Are speaking tests subjective? We commonly test speaking proficiency with a face-to-face or telephone interview. No two such interviews are ever the same, even if the tester asks only questions from a list. Of course, this is because the answers are free-form language, thus always different. In fact, sticking to a prepared set of questions is not really effective, since it keeps the conversation from developing in a natural way.
So yes, an interview-form speaking test will necessarily be subjective to some degree – the language testing community knows this. The question, however, is whether subjectivity is a necessary evil or something benign and perhaps even advantageous in some ways.
In designing any test, the three most important goals are practicality, validity, and reliability. To simplify, practicality means that the time and resources for conducting the test can reasonably be made available; validity means that the test actually does measure what it claims to measure; and reliability means that if a student were to repeat the test, it’ll give the same result repeatedly. From the test taker’s point of view, asking whether a test is “fair” is mainly a question about its reliability.
Needless to say that a professionally conducted language test will not be influenced by personal factors. It will be irrelevant whether testers agree or disagree with the opinions expressed. Even factual errors are to be ignored since they have no bearing on what the test should measure: the use of the language. This kind of subjectivity must be completely absent in rating a test.
Trained language testers use a set of techniques designed to elicit a sample of the examinee’s proficiency. Ideally, the interview will resemble a friendly, casual conversation. Even so, the test is actually a specialized procedure to explore different aspects of the examinee’s use of language. It’s sufficient to allow for a well-grounded judgment on the overall performance.
If the same person takes a test twice within a short time, by different testers, a reliable test will usually give the same result. “Usually,” because performance will always be different on different occasions. The performance gets the rating, not the person.

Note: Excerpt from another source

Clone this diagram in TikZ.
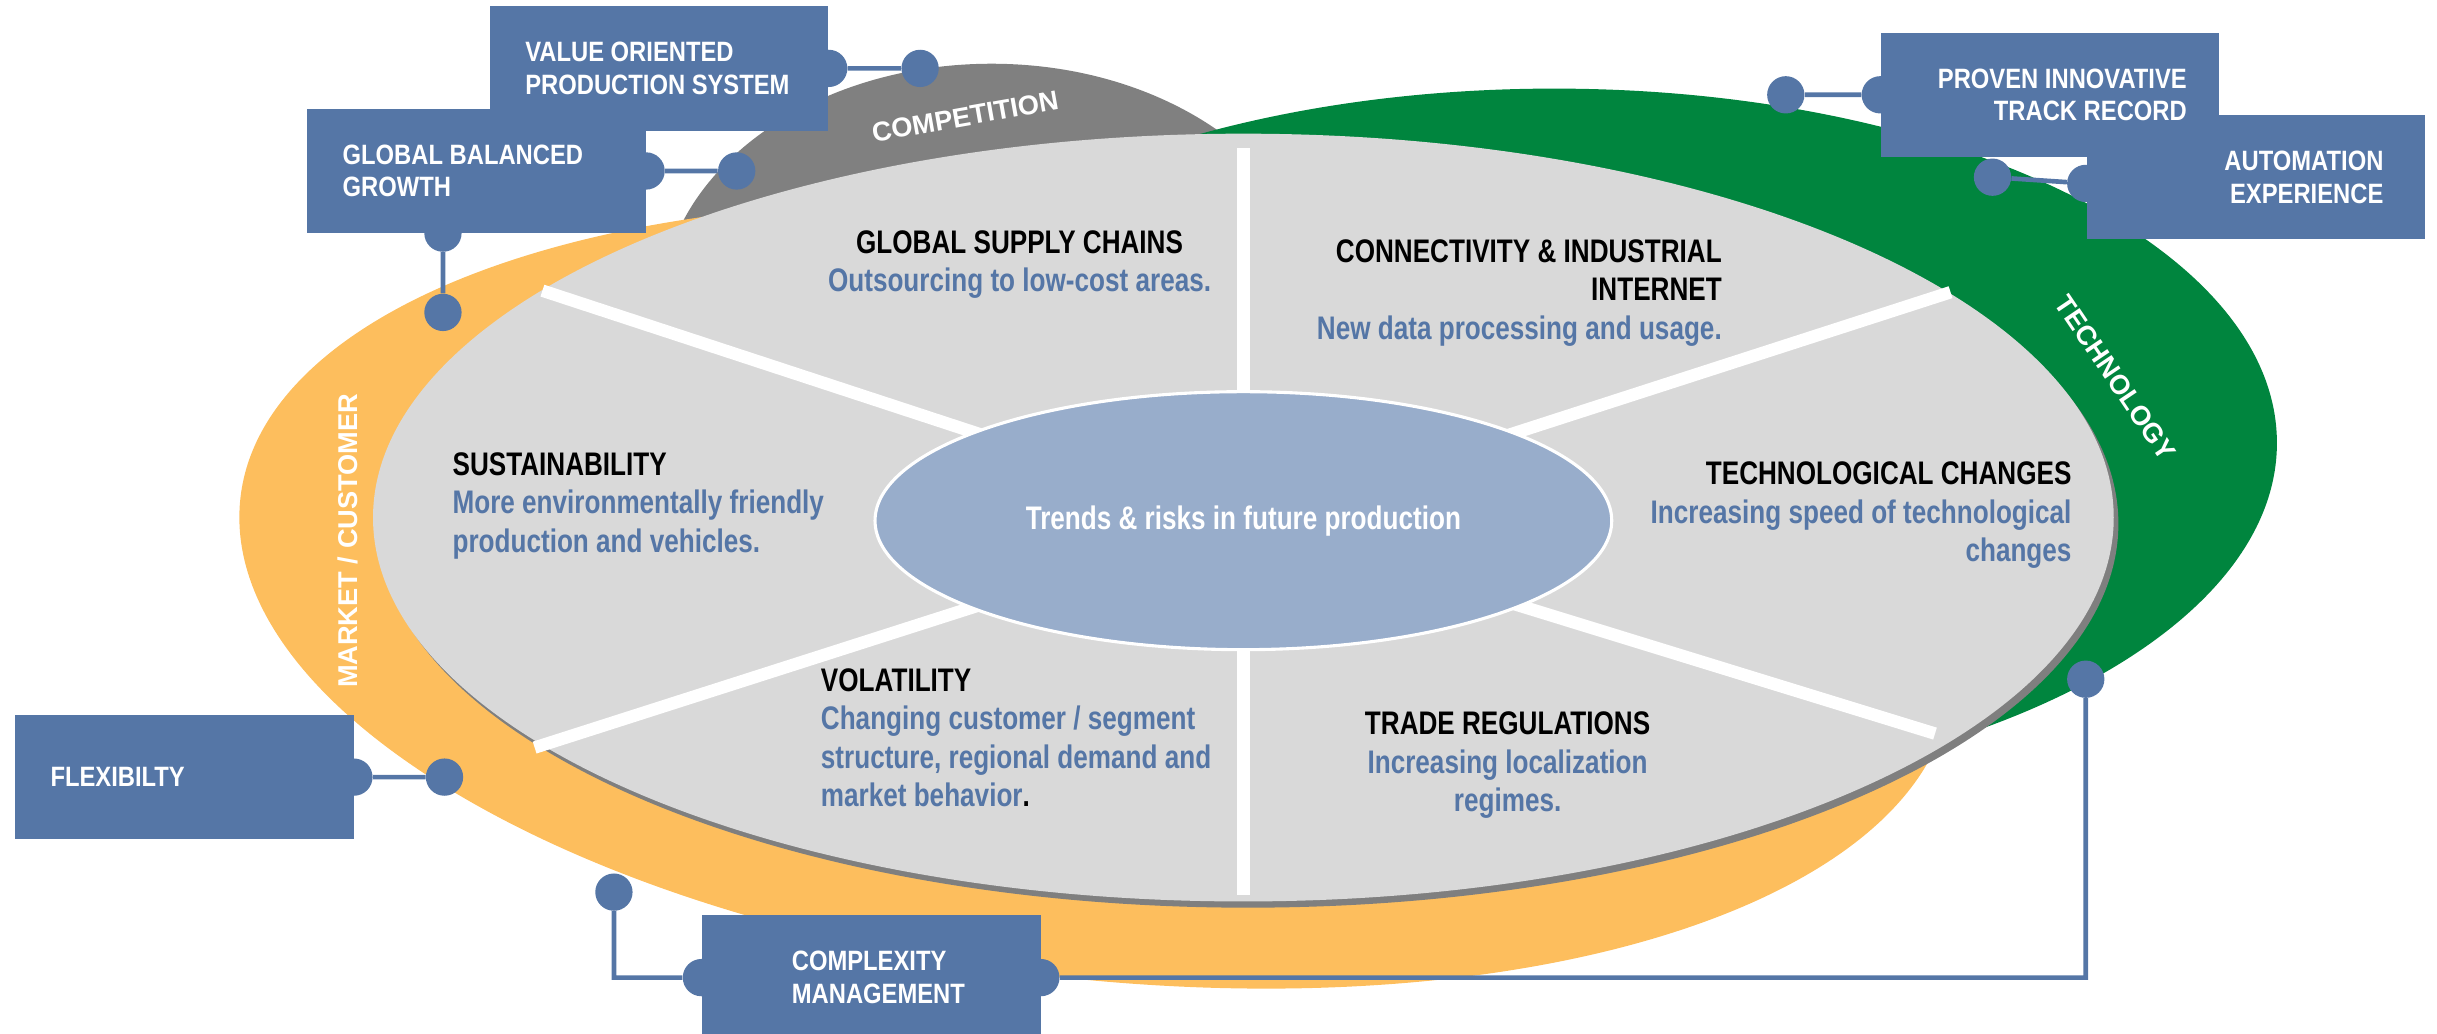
\documentclass[tikz,border=0pt]{standalone}
\usepackage{fontspec}
\setmainfont{Liberation Sans}
\newfontfamily\condfont[FakeStretch=0.8]{Liberation Sans}
\newfontfamily\boxfont[FakeStretch=0.85]{Liberation Sans}
\usetikzlibrary{shapes.geometric}
\definecolor{boxblue}{HTML}{5576A6}
\definecolor{txtblue}{HTML}{5576A6}
\definecolor{ringorange}{HTML}{FDBE5D}
\definecolor{ringgreen}{HTML}{00853E}
\definecolor{ringgray}{HTML}{808080}
\definecolor{discgray}{HTML}{D9D9D9}
\definecolor{rimgray}{HTML}{7F7F7F}
\definecolor{coreblue}{HTML}{98ADCB}
\begin{document}
\begin{tikzpicture}[x=1pt,y=-1pt,
	box/.style={fill=boxblue,text=white,font=\boxfont\bfseries\fontsize{18}{21}\selectfont,
		minimum height=80pt,inner ysep=0pt,inner xsep=23pt,text width=172pt,align=flush left},
	port/.style={circle,fill=boxblue,inner sep=0pt,minimum size=24pt},
	link/.style={draw=boxblue,line width=3pt},
	divider/.style={draw=white,line width=8pt},
	ringlabel/.style={text=white,font=\bfseries\fontsize{17.5}{20}\selectfont},
	trend/.style={text=txtblue,font=\condfont\bfseries\fontsize{21}{24.7}\selectfont,inner sep=0pt}]

\useasboundingbox (0,0) rectangle (1568,665);

\fill[ringgray] (638,200) ellipse [x radius=213,y radius=159];
\fill[ringorange,shift={(705,383)},yslant=-0.091] (0,0) ellipse [x radius=551,y radius=248];
\fill[ringgreen] (1000,285) ellipse [x radius=465,y radius=228];
\fill[rimgray] (803,337) ellipse [x radius=560,y radius=247];
\fill[discgray] (800,333) ellipse [x radius=560,y radius=247];

\foreach \ex/\ey in {800/95,1255/188,1245/472,800/576,344/481,349/187}
	\draw[divider] (800,335) -- (\ex,\ey);

\node[ellipse,fill=coreblue,draw=white,line width=2pt,minimum width=474pt,minimum height=166pt,
	text=white,font=\condfont\bfseries\fontsize{21}{24}\selectfont] (core) at (800,335) {Trends \& risks in future production};

\node[trend,anchor=north,align=center] (supply) at (656,148) {\textcolor{black}{GLOBAL SUPPLY CHAINS}\\Outsourcing to low-cost areas.};
\node[trend,anchor=north east,align=right] (connect) at (1108,154) {\textcolor{black}{CONNECTIVITY \& INDUSTRIAL}\\\textcolor{black}{INTERNET}\\New data processing and usage.};
\node[trend,anchor=north east,align=right] (techchg) at (1333,297) {\textcolor{black}{TECHNOLOGICAL CHANGES}\\Increasing speed of technological\\changes};
\node[trend,anchor=north,align=center] (trade) at (970,458) {\textcolor{black}{TRADE REGULATIONS}\\Increasing localization\\regimes.};
\node[trend,anchor=north west,align=left] (volat) at (528,430) {\textcolor{black}{VOLATILITY}\\Changing customer / segment\\structure, regional demand and\\market behavior\textcolor{black}{.}};
\node[trend,anchor=north west,align=left] (sustain) at (291,291) {\textcolor{black}{SUSTAINABILITY}\\More environmentally friendly\\production and vehicles.};

\node[ringlabel,rotate=10] (lblComp) at (621,75) {COMPETITION};
\node[ringlabel,rotate=-56] (lblTech) at (1361,243) {TECHNOLOGY};
\node[ringlabel,rotate=90] (lblMkt) at (224,348) {MARKET / CUSTOMER};

\node[box] (vops) at (424,44) {VALUE ORIENTED\\PRODUCTION SYSTEM};
\node[port] (vopsR) at (vops.east) {};
\node[box] (gbg) at (306.5,110) {GLOBAL BALANCED\\GROWTH};
\node[port] (gbgR) at (gbg.east) {};
\node[port] (gbgB) at (285,150) {};
\node[box,align=flush right,inner xsep=27pt,text width=164pt] (autx) at (1451.5,114) {AUTOMATION\\EXPERIENCE};
\node[port] (autxL) at (1342,118) {};
\node[box,align=flush right,inner xsep=21pt,text width=176pt] (pitr) at (1319,61) {PROVEN INNOVATIVE\\TRACK RECORD};
\node[port] (pitrL) at (pitr.west) {};
\node[box] (flex) at (118.5,500) {FLEXIBILTY};
\node[port] (flexR) at (flex.east) {};
\node[box,inner xsep=58pt,text width=102pt] (cplx) at (560.5,629) {COMPLEXITY\\MANAGEMENT};
\node[port] (cplxL) at (cplx.west) {};
\node[port] (cplxR) at (cplx.east) {};

\begin{scope}[every node/.style={port}]
	\node (dVops) at (592,44) {};
	\node (dGbgR) at (474,110) {};
	\node (dGbgB) at (285,201) {};
	\node (dPitr) at (1149,61) {};
	\node (dAutx) at (1282,114) {};
	\node (dFlex) at (286,500) {};
	\node (dCplxL) at (395,574) {};
	\node (dCplxR) at (1342,437) {};
\end{scope}

\draw[link] (vopsR) -- (dVops)
	(gbgR) -- (dGbgR)
	(gbgB) -- (dGbgB)
	(pitrL) -- (dPitr)
	(autxL) -- (dAutx)
	(flexR) -- (dFlex)
	(cplxL) -| (dCplxL)
	(cplxR) -| (dCplxR);

\end{tikzpicture}
\end{document}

If different testers rate the same performance (e.g. a recorded interview), a reliable test will give the same result with a high degree of probability. In a gymnastics competition, for example, each judge on the panel gives a score independently. Usually, there is a range of scores, but as long as the range is not too large the judging is competent and fair. The reason for consistency in scoring is that gymnastics judges—and also language testers—are trained and practiced in using clear criteria for making their decisions. They are not relying merely on personal taste. Thankfully, language testers aren’t deciding who gets gold, silver, and bronze – only to which of several broad categories they get assigned.